Modern American politics exemplify what Malcolm Gladwell called “tipping points”. Small differences in process can lead to sharp differences in outcomes. Contrast this American experience with Germany’s close election last year, where the narrowness of Chancellor Angela Merkel’s victory forced her to reach an accommodation with the opposition Social Democrats in a grand coalition.

This contrast is no accident. US politics has become increasingly polarised and polarising. Emphasis on the spoils of office and ideology encourages political leaders to build the narrowest coalition which might command a majority. Postwar Germany acquired an electoral system designed to favour consensus and resist extremism.

School physics teaches the difference between stable and unstable equilibria. A cone can – in principle – rest on its base or point. But it cannot really rest on its point because the slightest displacement tips it over. In political, business and economic life, some systems tip and others revert.

Much hinges on understanding which is which. Markets tip when there are advantages to having the same product as others – cool fashions for teenagers. The personal computer market tipped in favour of Microsoft’s Windows. Urban regeneration projects sometimes succeed triumphantly, sometimes fail dismally. People want to be in the same neighbourhood as people like them. Scale economies favour tipping – urban transport systems polarise between Paris, with an efficient metro and street chaos, and Los Angeles, with great parking lots and no buses. Ant colonies tip – ants sometimes follow each other around in a circle of death – and so do herds of fund managers.

Once you look for tipping phenomena, as Mr Gladwell did, you see them everywhere. He used the notion to explain epidemics of crime, syphilis and the popularity of Sesame Street. But reversion to the mean – the tendency for displaced systems to move back to their normal state – is much more general. Fortunately so. One of the most important, yet least understood, ideas in economics is the importance of convexity – our preference for averages over extremes. If you take an average of two attractive faces, most people find the resulting blend more attractive still. This phenomenon is general and the existence and stability of market equilibrium depends on it.

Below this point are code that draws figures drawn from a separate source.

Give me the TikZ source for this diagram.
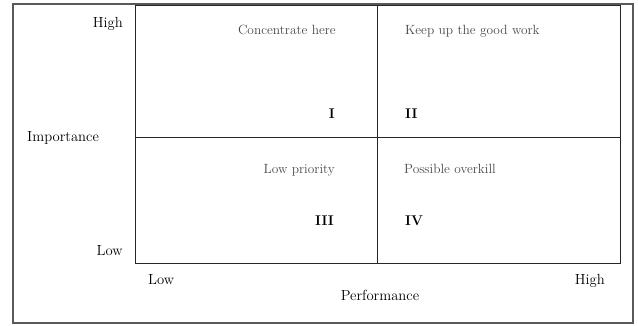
\documentclass[tikz,border=0pt]{standalone}
\usetikzlibrary{positioning}
\tikzset{
  frame/.style={draw=black!65, line width=1.2pt},
  grid/.style={draw=black!85, line width=0.8pt},
  quad/.style={
    font=\fontsize{11.4}{13}\selectfont,
    text=black!72,
    inner sep=0pt},
  roman/.style={
    font=\fontsize{12}{14}\selectfont\bfseries,
    inner sep=0pt},
  axis/.style={
    font=\fontsize{12.5}{15}\selectfont,
    inner sep=0pt},
}

\begin{document}
\begin{tikzpicture}[x=0.03cm,y=-0.03cm]
\useasboundingbox (0,0) rectangle (638,325);
% outer frame and the grid
\draw[frame] (13,4) rectangle (633,323);
\coordinate (NW) at (135,5);
\coordinate (SE) at (620,263);
\draw[grid] (NW) rectangle (SE);
\coordinate (midT) at (377,5);
\coordinate (midB) at (377,263);
\coordinate (midL) at (135,137);
\coordinate (midR) at (620,137);
\draw[grid] (midT) -- (midB);
\draw[grid] (midL) -- (midR);

% quadrants
\node[quad, anchor=base east] (concentrate) at (336,34) {Concentrate here};
\node[quad, anchor=base west] (keepup) at (405,34) {Keep up the good work};
\node[roman, anchor=base east] (one) at (335,118) {I};
\node[roman, anchor=base west] (two) at (405,118) {II};
\node[quad, anchor=base east] (lowprio) at (335,173) {Low priority};
\node[quad, anchor=base west] (overkill) at (404,173) {Possible overkill};
\node[roman, anchor=base east] (three) at (334,225) {III};
\node[roman, anchor=base west] (four) at (405,225) {IV};

% axes
\node[axis, anchor=base east] (imphigh) at (123,27) {High};
\node[axis, anchor=base west] (importance) at (27,141) {Importance};
\node[axis, anchor=base east] (implow) at (123,255) {Low};
\node[axis, anchor=base west] (perflow) at (148,284) {Low};
\node[axis, anchor=base east] (perfhigh) at (605,284) {High};
\node[axis, anchor=base] (performance) at (380,300) {Performance};
\end{tikzpicture}
\end{document}
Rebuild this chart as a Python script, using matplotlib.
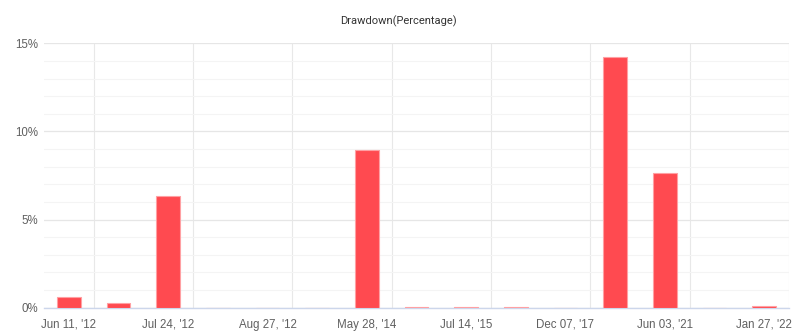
import matplotlib
matplotlib.use("Agg")
import matplotlib.pyplot as plt
import numpy as np
from matplotlib.ticker import MultipleLocator, FuncFormatter

plt.rcParams['font.family'] = ['Roboto', 'DejaVu Sans']

# Data (drawdown in %), 15 periods; every other period labelled
values = [0.59, 0.25, 6.34, 0.0, 0.0, 0.0, 8.93, 0.05, 0.05, 0.05, 0.0, 14.2, 7.62, 0.0, 0.1]
tick_labels = ["Jun 11, '12", "Jul 24, '12", "Aug 27, '12", "May 28, '14",
               "Jul 14, '15", "Dec 07, '17", "Jun 03, '21", "Jan 27, '22"]
title = "Drawdown(Percentage)"

fig = plt.figure(figsize=(7.96, 3.36), dpi=100)
ax = fig.add_axes([44/796, (336-307.7)/336, (789-44)/796, (307.7-43.3)/336])

x = np.arange(len(values))
ax.bar(x, values, width=0.48, color='#ff4a50', edgecolor='#ffa0a3', linewidth=0.8, zorder=3)

ax.set_xlim(-0.5, len(values) - 0.5)
ax.set_ylim(0, 15)

ax.set_xticks(x[::2])
ax.set_xticklabels(tick_labels)
ax.yaxis.set_major_locator(MultipleLocator(5))
ax.yaxis.set_minor_locator(MultipleLocator(1))
ax.yaxis.set_major_formatter(FuncFormatter(lambda v, p: f"{int(v)}%"))

# grid
ax.grid(axis='y', which='major', color='#e6e6e6', linewidth=0.9, zorder=0)
ax.grid(axis='y', which='minor', color='#f4f4f4', linewidth=0.8, zorder=0)
for b in np.arange(0.5, len(values), 2):
    ax.axvline(b, color='#e8e8e8', linewidth=0.8, zorder=0)

for s in ['top', 'right', 'left']:
    ax.spines[s].set_visible(False)
ax.spines['bottom'].set_color('#ccd6eb')
ax.spines['bottom'].set_linewidth(1.0)

ax.tick_params(axis='both', which='both', length=0, labelsize=8.3, labelcolor='#606060')
ax.tick_params(axis='x', pad=8)
ax.tick_params(axis='y', pad=4)
for lab in ax.get_xticklabels() + ax.get_yticklabels():
    lab.set_family(['Liberation Sans', 'DejaVu Sans'])

fig.text(0.5, 1 - 21/336, title, ha='center', va='center', fontsize=8, color='#333333')

fig.savefig('out.png', dpi=100, facecolor='white')
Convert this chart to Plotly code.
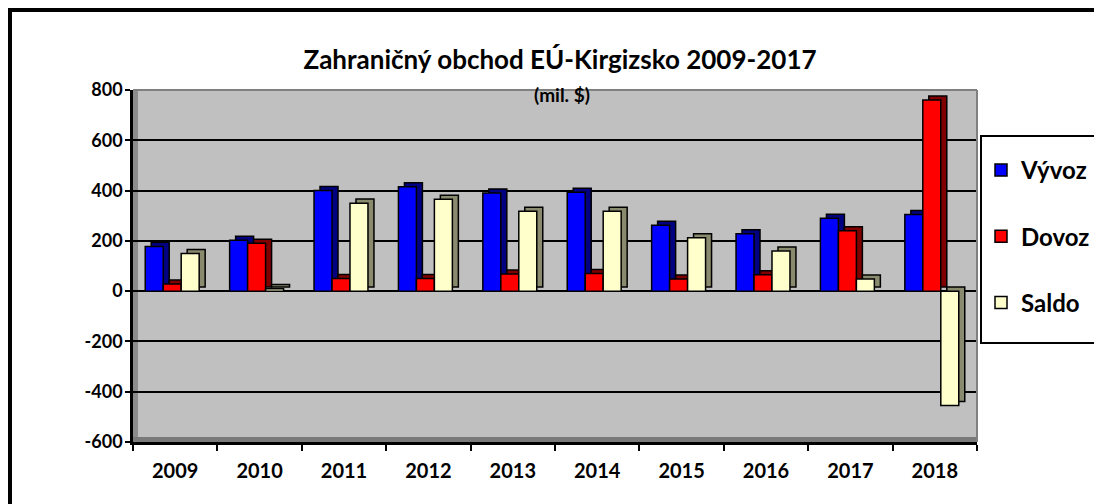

Political parties frequently polarise – especially in opposition – but find their survival depends on moving back towards the centre. Michael Porter offered a celebrated injunction to business not to be “stuck in the middle”. But there is more that is misleading than helpful in the maxim. While market success does depend on differentiation, the trick for an innovative company, as for a political party, is to differentiate itself just enough to appeal to a mass market. Companies that survive for decades – Exxon Mobil or General Electric, or Procter & Gamble – have achieved that by sticking to the fat and lucrative middle, while visionary leaders pushing transformational change come, and mostly go.

Mean reversion explains why star fund managers tumble, fatalities fall when speed cameras are installed on dangerous roads and why subordinates tend to improve performance when criticised but not when praised. No cause and effect is necessary: these processes simply return to their normal state. Fashions in clothes, fads in management and speculative asset prices often seem to tip and then to revert. Momentum drives behaviour in the short run but mean reversion rules in the long run. There always seem to be retailers who sweep all before them – Wal-Mart and Tesco today, Sears, K-mart and J Sainsbury in an earlier generation – but mean reversion strikes back. And so, despite the polarisation of US politics and its gerrymandered electoral map, Montana and Virginia voters gave a lesson in mean reversion to the White House.